Technical Limitations = Your Fault Every Time

by Jonathan Longnecker

I went to Food City to buy some groceries today, tried to slip through the self-checkout because I was in a hurry and guess what they don’t accept there? Their own gift cards. Seriously? So I have to cancel my order and walk 5 steps to a register with a person behind it. And then guess what? I use the exact same credit card processing machine and the cashier never touches my card!

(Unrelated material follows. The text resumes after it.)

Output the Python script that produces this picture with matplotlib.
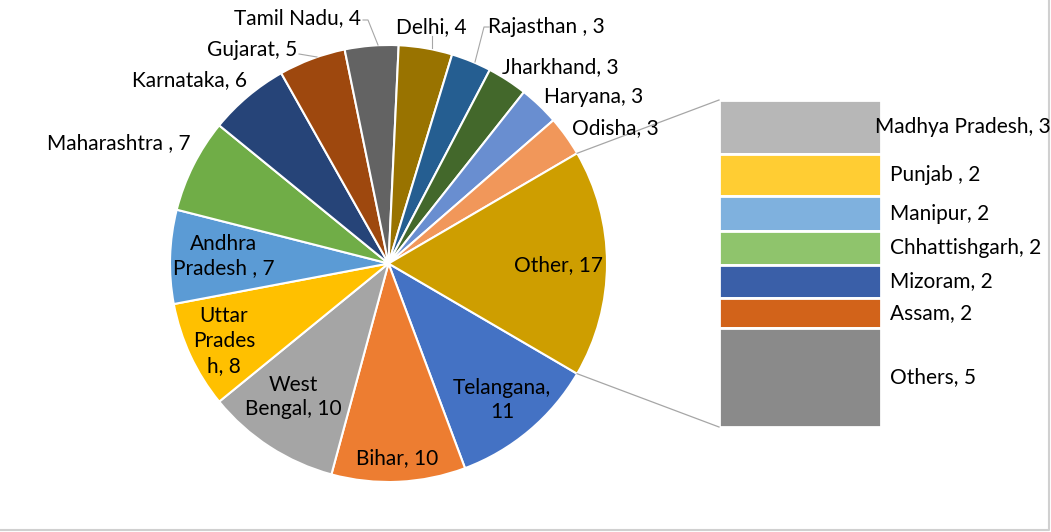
"""Pie-of-bar chart: state shares, with the small states broken out in a stacked bar."""

import math
import matplotlib
matplotlib.use("Agg")
import matplotlib.pyplot as plt

plt.rcParams["font.family"] = ["Lato", "DejaVu Sans"]

# main pie, clockwise from the lower edge of "Other"
pie_labels = ["Telangana,\n11", "Bihar, 10", "West\nBengal, 10", "Uttar\nPrades\nh, 8",
              "Andhra\nPradesh , 7", "Maharashtra , 7", "Karnataka, 6", "Gujarat, 5",
              "Tamil Nadu, 4", "Delhi, 4", "Rajasthan , 3", "Jharkhand, 3",
              "Haryana, 3", "Odisha, 3", "Other, 17"]
pie_values = [11, 10, 10, 8, 7, 7, 6, 5, 4, 4, 3, 3, 3, 3, 17]
pie_colors = ["#4472C4", "#ED7D31", "#A5A5A5", "#FFC000", "#5B9BD5", "#70AD47",
              "#264478", "#9E480E", "#636363", "#997300", "#255E91", "#43682B",
              "#698ED0", "#F1975A", "#CE9E00"]

# secondary bar, top to bottom
sec_labels = ["Madhya Pradesh, 3", "Punjab , 2", "Manipur, 2", "Chhattishgarh, 2",
              "Mizoram, 2", "Assam, 2", "Others, 5"]
sec_share = [2.7, 2.1, 1.75, 1.65, 1.65, 1.5, 4.95]
sec_colors = ["#B7B7B7", "#FFCD33", "#7FB1DE", "#8FC46C", "#3A5FA8", "#D2631A", "#8A8A8A"]

W, H = 1051, 532
# label anchor points in pixel coords (x, y from top)
pie_label_pos = [(502, 400), (397, 458), (293, 397), (224, 341), (224, 256),
                 (119, 143), (190, 80), (252, 50), (297, 18), (431, 27),
                 (546, 27), (560, 67), (594, 97), (615, 128), (558, 265)]
leaders = [[(363, 20), (368, 20), (378, 45)],
           [(299, 54), (317, 57)],
           [(432, 36), (432, 48)],
           [(489, 27), (484, 27), (475, 62)]]

cx, cy, r = 388.5, H - 263.5, 218.5
bar_x0, bar_x1, bar_top, bar_bot = 719, 881, 100, 427

fig = plt.figure(figsize=(W / 100, H / 100), dpi=100)
ax = fig.add_axes([0, 0, 1, 1])

other_angle = pie_values[-1] / sum(pie_values) * 360
ax.pie(pie_values, colors=pie_colors, center=(cx, cy), radius=r,
       counterclock=False, startangle=-other_angle / 2,
       wedgeprops=dict(edgecolor="white", linewidth=1.5))

for lab, (x, y) in zip(pie_labels, pie_label_pos):
    ax.text(x, H - y, lab, ha="center", va="center", fontsize=15,
            color="black", linespacing=1.3)

for pts in leaders:
    ax.plot([p[0] for p in pts], [H - p[1] for p in pts], color="#A6A6A6", lw=0.8)

# stacked bar, drawn from the top down
scale = (bar_bot - bar_top) / sum(sec_share)
top = H - bar_top
for lab, s, c in zip(sec_labels, sec_share, sec_colors):
    h = s * scale
    ax.bar((bar_x0 + bar_x1) / 2, h, bottom=top - h, width=bar_x1 - bar_x0,
           color=c, edgecolor="white", linewidth=2)
    lx = 875 if lab.startswith("Madhya") else 890
    ax.text(lx, top - h / 2, lab, ha="left", va="center", fontsize=15, color="black")
    top -= h

# connector lines from the "Other" slice to the bar
a = math.radians(other_angle / 2)
ax.plot([cx + r * math.cos(a), bar_x0], [cy + r * math.sin(a), H - bar_top],
        color="#A6A6A6", lw=0.9)
ax.plot([cx + r * math.cos(a), bar_x0], [cy - r * math.sin(a), H - bar_bot],
        color="#A6A6A6", lw=0.9)

# chart-area border (only right/bottom visible in the crop)
ax.plot([1048.5, 1048.5, 0], [H, H - 529.5, H - 529.5], color="#D0D0D0", lw=1.5)

ax.set_xlim(0, W)
ax.set_ylim(0, H)
ax.set_aspect("equal")
ax.axis("off")

fig.savefig("out.png", dpi=100)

Ok, let’s back up a bit. I have to give them a bit of credit. The self checkout machine actually worked with all the scanning/bagging stuff that usually fails miserably. How many times has the monitor person had to come over and tell the machine that yes, you really did just bag that item? I rest my case. So anyway, when the self checkout monitor came over and said, “You can’t use that here,” I just looked at her a little dumbfounded and said, “Why? Everything was going so great!” Needless to say I didn’t really get a good answer. Something to the effect of “it’s not setup in our system this way.” Ok well yeah obviously! Otherwise I’d be able to use a Food City gift card at a Food City register. Even stranger, though; I can pay with food stamps and even some acronym I’ve never heard of. Why not your own freaking gift cards?

I feel better now, thanks for letting me vent. So the point is this: Don’t make your users ever have to think about technical limitations. If they do, then you lose every time. Because it’s always your fault. For Food City, maybe they have a perfectly good reason for not allowing this; but from a consumer’s standpoint it’s just stupid, frustrating and it should be easy to fix. They lose.

Remember, it will always be your fault. Sweat the details and make every process work the way it should.